I was sort of herded into joining a professor's lab after accidentally pointing out a mistake in his lecture. 2 months later he gave me some papers to study (fluid and a bit of thermo) saying this was very shallow in depth, very easy. 2 weeks later got called in for a meeting and ended up getting chewed out for half an hour because I could barely answer his opening question, "Explain this paper to me." While I promised to bring better results next time, his disappointment was just too obvious and unyielding.
It's a struggle to keep up along with class and exams. These don't help anyways because it's way below the papers' level. I do want to do well in this lab. The papers are interesting, research itself is an intriguing process. Even imagining having a career in this area. But I just don't know whether I'm stupid or if he has unrealistic expectations for a freshman. If he was straight out mean or angry, I would be saying adios. But it's pure disappointment and the frustration of "why can't you complete this easy task?"
Along with that I was planning to take a 2nd year engineering math course during the winter break, slightly earlier than the curriculum. But now have to choose between preparing for that or focusing on research.
While I was considering to ask him if I could take it easy until the first half of winter break to focus on my own studies, it feels like it would be pushing it way too far. He mentioned wanting me to write a paper on the topic during the break. I'm speculating he meant one at an undergrad journal level or something. Dude is nice but intimidating as hell. Kept talking about my "future" graduate program.
I’m really not sure how to navigate this. The choice seems to be between giving up on my personal interests (mathematics) to keep my place in this lab or asking the professor about cutting me some slack for the current semester (which I’m afraid may be a foolish offense).

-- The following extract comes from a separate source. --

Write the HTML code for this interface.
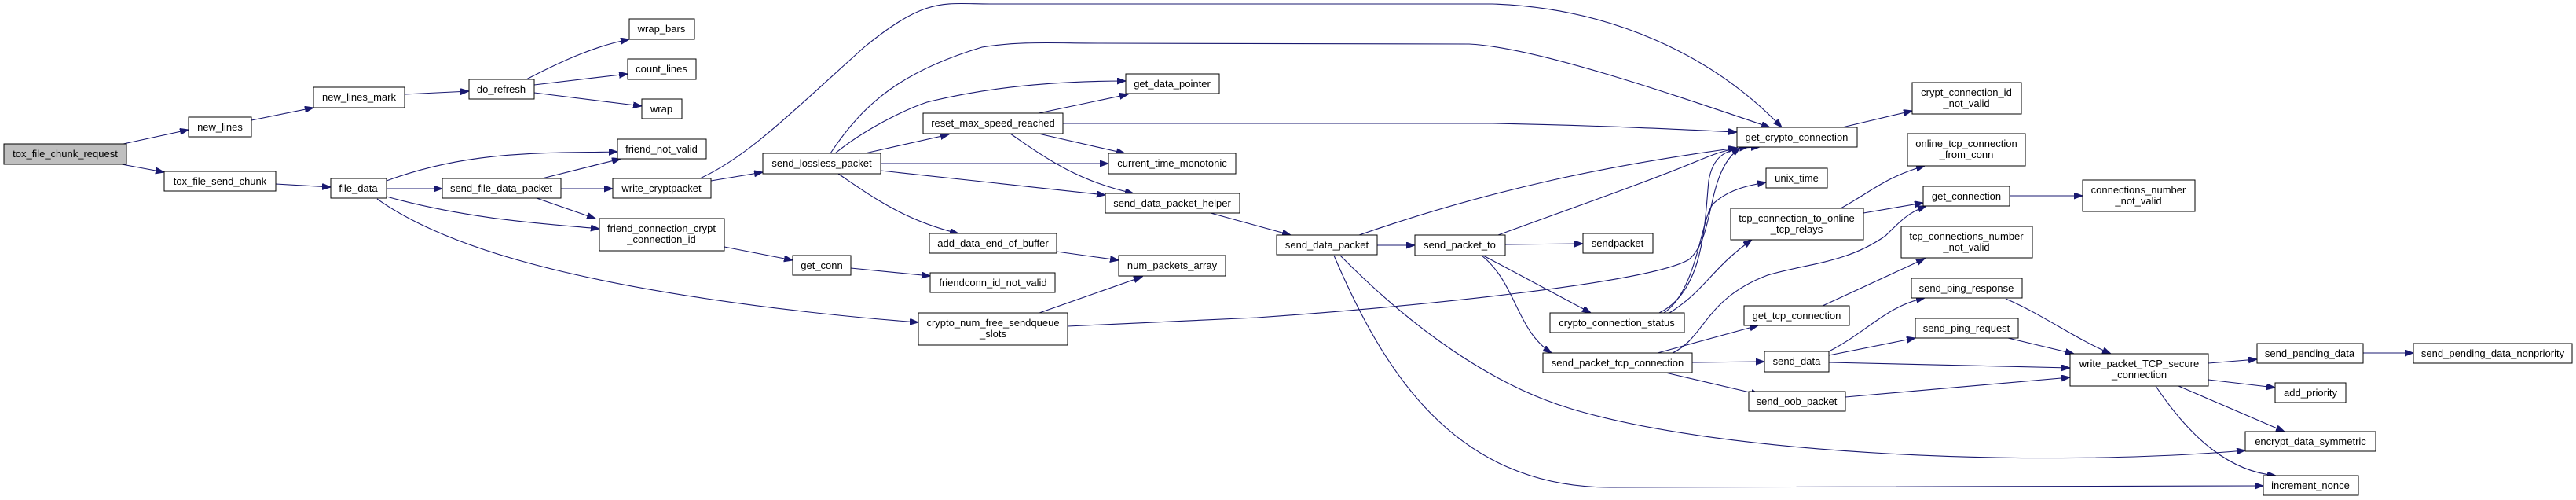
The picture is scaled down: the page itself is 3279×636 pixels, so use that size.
<!DOCTYPE html>
<html><head><meta charset="utf-8"><style>
html,body{margin:0;padding:0;background:#fff;}
svg{display:block;}
text{font-family:"Liberation Sans",sans-serif;font-size:13px;fill:#000;}
.e{fill:none;stroke:#191970;stroke-width:1.1;marker-end:url(#a);}
.n{fill:#fff;stroke:#000;stroke-width:1;}
</style></head><body>
<svg width="3279" height="636" viewBox="0 0 3279 636" xmlns="http://www.w3.org/2000/svg">
<defs><marker id="a" markerUnits="userSpaceOnUse" markerWidth="12" markerHeight="9" refX="11" refY="4" orient="auto"><path d="M0,0 L11,4 L0,8 z" fill="#191970" stroke="#191970"/></marker></defs>
<g>
<path class="e" d="M157,183 L240,165"/>
<path class="e" d="M155,209 L209,219"/>
<path class="e" d="M320,153 L399,137"/>
<path class="e" d="M515,120 L597,116"/>
<path class="e" d="M670,101 C720,75 760,58 801,50"/>
<path class="e" d="M680,108 L799,94"/>
<path class="e" d="M680,118 L817,135"/>
<path class="e" d="M351,234 L421,238"/>
<path class="e" d="M492,230 C600,190 700,195 786,193"/>
<path class="e" d="M492,240 L563,240"/>
<path class="e" d="M492,250 C600,280 700,285 763,291"/>
<path class="e" d="M480,253 C560,310 700,350 900,380 C1000,395 1100,405 1169,410"/>
<path class="e" d="M690,227 L790,202"/>
<path class="e" d="M714,240 L780,240"/>
<path class="e" d="M683,252 L758,278"/>
<path class="e" d="M905,230 L971,219"/>
<path class="e" d="M891,227 C950,200 1000,150 1100,60 C1180,-5 1200,5 1260,5 L1900,5 C2050,10 2180,70 2268,162"/>
<path class="e" d="M1057,195 C1100,130 1150,90 1250,60 C1300,52 1340,55 1400,55 L1870,56 C1950,60 2100,110 2253,162"/>
<path class="e" d="M1063,195 C1100,165 1150,140 1180,130 C1280,105 1380,103 1433,103"/>
<path class="e" d="M1101,195 L1208,171"/>
<path class="e" d="M1121,208 L1411,208"/>
<path class="e" d="M1121,217 L1407,248"/>
<path class="e" d="M1067,221 C1110,250 1150,280 1220,297"/>
<path class="e" d="M1322,144 L1436,120"/>
<path class="e" d="M1322,170 L1432,195"/>
<path class="e" d="M1286,170 C1330,200 1370,230 1443,246"/>
<path class="e" d="M1353,157 L1900,157 C2050,160 2150,165 2211,168"/>
<path class="e" d="M922,314 L1009,331"/>
<path class="e" d="M1083,341 L1184,351"/>
<path class="e" d="M1345,320 L1424,331"/>
<path class="e" d="M1323,398 L1454,352"/>
<path class="e" d="M1359,415 L1600,404 C1800,390 2100,360 2150,330 C2185,300 2170,220 2215,188"/>
<path class="e" d="M1541,271 L1643,299"/>
<path class="e" d="M1730,299 C1900,240 2050,210 2211,188"/>
<path class="e" d="M1753,312 L1801,312"/>
<path class="e" d="M1706,325 C1800,420 1900,490 2000,520 C2200,580 2600,595 2858,573"/>
<path class="e" d="M1698,325 C1760,470 1850,620 2050,620 L2881,618"/>
<path class="e" d="M1907,299 C2000,265 2100,230 2160,205 C2190,193 2200,188 2240,187"/>
<path class="e" d="M1916,311 L2015,310"/>
<path class="e" d="M1888,325 L2025,398"/>
<path class="e" d="M1886,325 C1930,360 1930,420 1975,449"/>
<path class="e" d="M2112,398 C2170,370 2170,280 2175,230 C2180,200 2195,190 2225,187"/>
<path class="e" d="M2118,398 C2160,370 2165,280 2180,260 C2200,240 2230,235 2248,232"/>
<path class="e" d="M2125,398 C2170,370 2180,340 2230,305"/>
<path class="e" d="M2110,449 L2238,414"/>
<path class="e" d="M2129,449 C2170,430 2170,380 2250,350 C2300,335 2350,335 2400,300 C2420,280 2430,270 2452,262"/>
<path class="e" d="M2154,461 L2246,460"/>
<path class="e" d="M2120,474 L2240,502"/>
<path class="e" d="M2343,265 C2380,245 2400,225 2450,211"/>
<path class="e" d="M2372,271 L2448,258"/>
<path class="e" d="M2320,389 L2450,329"/>
<path class="e" d="M2345,162 L2434,141"/>
<path class="e" d="M2558,249 L2651,249"/>
<path class="e" d="M2328,447 C2380,420 2400,390 2450,379"/>
<path class="e" d="M2328,452 L2438,430"/>
<path class="e" d="M2328,461 L2635,468"/>
<path class="e" d="M2349,505 L2635,480"/>
<path class="e" d="M2553,380 C2600,400 2640,430 2687,450"/>
<path class="e" d="M2556,430 L2640,450"/>
<path class="e" d="M2811,462 L2873,457"/>
<path class="e" d="M2811,483 L2896,493"/>
<path class="e" d="M2773,491 L2908,549"/>
<path class="e" d="M2744,491 C2790,560 2840,600 2897,605"/>
<path class="e" d="M3008,449 L3072,449"/>
</g>
<g text-anchor="middle">
<rect x="5" y="183" width="156" height="26" fill="#bfbfbf" stroke="#000"/><text x="83" y="200">tox_file_chunk_request</text>
<rect class="n" x="240" y="149" width="80" height="25"/><text x="280" y="166">new_lines</text>
<rect class="n" x="399" y="111" width="116" height="26"/><text x="457" y="128">new_lines_mark</text>
<rect class="n" x="597" y="101" width="83" height="25"/><text x="638" y="118">do_refresh</text>
<rect class="n" x="209" y="218" width="142" height="25"/><text x="280" y="235">tox_file_send_chunk</text>
<rect class="n" x="421" y="227" width="71" height="25"/><text x="456" y="244">file_data</text>
<rect class="n" x="563" y="227" width="151" height="25"/><text x="638" y="244">send_file_data_packet</text>
<rect class="n" x="801" y="24" width="83" height="26"/><text x="842" y="41">wrap_bars</text>
<rect class="n" x="799" y="75" width="87" height="26"/><text x="842" y="92">count_lines</text>
<rect class="n" x="817" y="126" width="51" height="25"/><text x="842" y="143">wrap</text>
<rect class="n" x="786" y="177" width="113" height="25"/><text x="842" y="194">friend_not_valid</text>
<rect class="n" x="780" y="227" width="125" height="25"/><text x="842" y="244">write_cryptpacket</text>
<rect class="n" x="763" y="278" width="159" height="41"/><text x="842" y="295">friend_connection_crypt</text><text x="842" y="309">_connection_id</text>
<rect class="n" x="971" y="195" width="150" height="26"/><text x="1046" y="212">send_lossless_packet</text>
<rect class="n" x="1009" y="325" width="74" height="25"/><text x="1046" y="342">get_conn</text>
<rect class="n" x="1175" y="144" width="178" height="26"/><text x="1264" y="161">reset_max_speed_reached</text>
<rect class="n" x="1433" y="94" width="119" height="25"/><text x="1492" y="111">get_data_pointer</text>
<rect class="n" x="1411" y="195" width="162" height="26"/><text x="1492" y="212">current_time_monotonic</text>
<rect class="n" x="1407" y="246" width="171" height="25"/><text x="1492" y="263">send_data_packet_helper</text>
<rect class="n" x="1183" y="297" width="162" height="25"/><text x="1264" y="314">add_data_end_of_buffer</text>
<rect class="n" x="1184" y="347" width="159" height="25"/><text x="1264" y="364">friendconn_id_not_valid</text>
<rect class="n" x="1424" y="325" width="136" height="26"/><text x="1492" y="342">num_packets_array</text>
<rect class="n" x="1169" y="398" width="190" height="41"/><text x="1264" y="415">crypto_num_free_sendqueue</text><text x="1264" y="429">_slots</text>
<rect class="n" x="2211" y="162" width="153" height="25"/><text x="2287" y="179">get_crypto_connection</text>
<rect class="n" x="2248" y="214" width="78" height="25"/><text x="2287" y="231">unix_time</text>
<rect class="n" x="2203" y="265" width="169" height="40"/><text x="2287" y="282">tcp_connection_to_online</text><text x="2287" y="296">_tcp_relays</text>
<rect class="n" x="1625" y="299" width="128" height="25"/><text x="1689" y="316">send_data_packet</text>
<rect class="n" x="1801" y="299" width="115" height="26"/><text x="1858" y="316">send_packet_to</text>
<rect class="n" x="2015" y="297" width="89" height="25"/><text x="2059" y="314">sendpacket</text>
<rect class="n" x="1973" y="398" width="171" height="25"/><text x="2058" y="415">crypto_connection_status</text>
<rect class="n" x="1964" y="449" width="190" height="25"/><text x="2059" y="466">send_packet_tcp_connection</text>
<rect class="n" x="2220" y="389" width="134" height="25"/><text x="2287" y="406">get_tcp_connection</text>
<rect class="n" x="2246" y="447" width="82" height="26"/><text x="2287" y="464">send_data</text>
<rect class="n" x="2226" y="498" width="123" height="25"/><text x="2287" y="515">send_oob_packet</text>
<rect class="n" x="2434" y="105" width="139" height="40"/><text x="2503" y="122">crypt_connection_id</text><text x="2503" y="136">_not_valid</text>
<rect class="n" x="2428" y="170" width="150" height="41"/><text x="2503" y="187">online_tcp_connection</text><text x="2503" y="201">_from_conn</text>
<rect class="n" x="2448" y="237" width="110" height="25"/><text x="2503" y="254">get_connection</text>
<rect class="n" x="2651" y="229" width="143" height="40"/><text x="2722" y="246">connections_number</text><text x="2722" y="260">_not_valid</text>
<rect class="n" x="2420" y="288" width="167" height="40"/><text x="2503" y="305">tcp_connections_number</text><text x="2503" y="319">_not_valid</text>
<rect class="n" x="2433" y="354" width="141" height="25"/><text x="2503" y="371">send_ping_response</text>
<rect class="n" x="2438" y="405" width="131" height="25"/><text x="2503" y="422">send_ping_request</text>
<rect class="n" x="2635" y="450" width="176" height="41"/><text x="2723" y="467">write_packet_TCP_secure</text><text x="2723" y="481">_connection</text>
<rect class="n" x="2873" y="437" width="135" height="25"/><text x="2940" y="454">send_pending_data</text>
<rect class="n" x="3072" y="437" width="202" height="25"/><text x="3173" y="454">send_pending_data_nonpriority</text>
<rect class="n" x="2896" y="487" width="90" height="25"/><text x="2941" y="504">add_priority</text>
<rect class="n" x="2858" y="549" width="166" height="25"/><text x="2941" y="566">encrypt_data_symmetric</text>
<rect class="n" x="2881" y="605" width="121" height="25"/><text x="2941" y="622">increment_nonce</text>
</g>
</svg>
</body></html>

Might be some relevant info - I dropped out of high school thinking academia was not my thing and worked menial jobs for a couple years. So far in college, the main theme was learning how to study. A lot of improvements have been made, but still have some way to go. During the process I found a genuine interest towards mathematics. I’m not sure it will be wise to share personal info like these - it doesn’t feel like it would build rapport with this professor. He comes off as either way too smart or just has been too long since he himself was an undergrad to understand these miscellaneous struggles. It’s a running joke in the lab that he’s some elite government undercover agent, which explains why he ended up in this mid-tier school.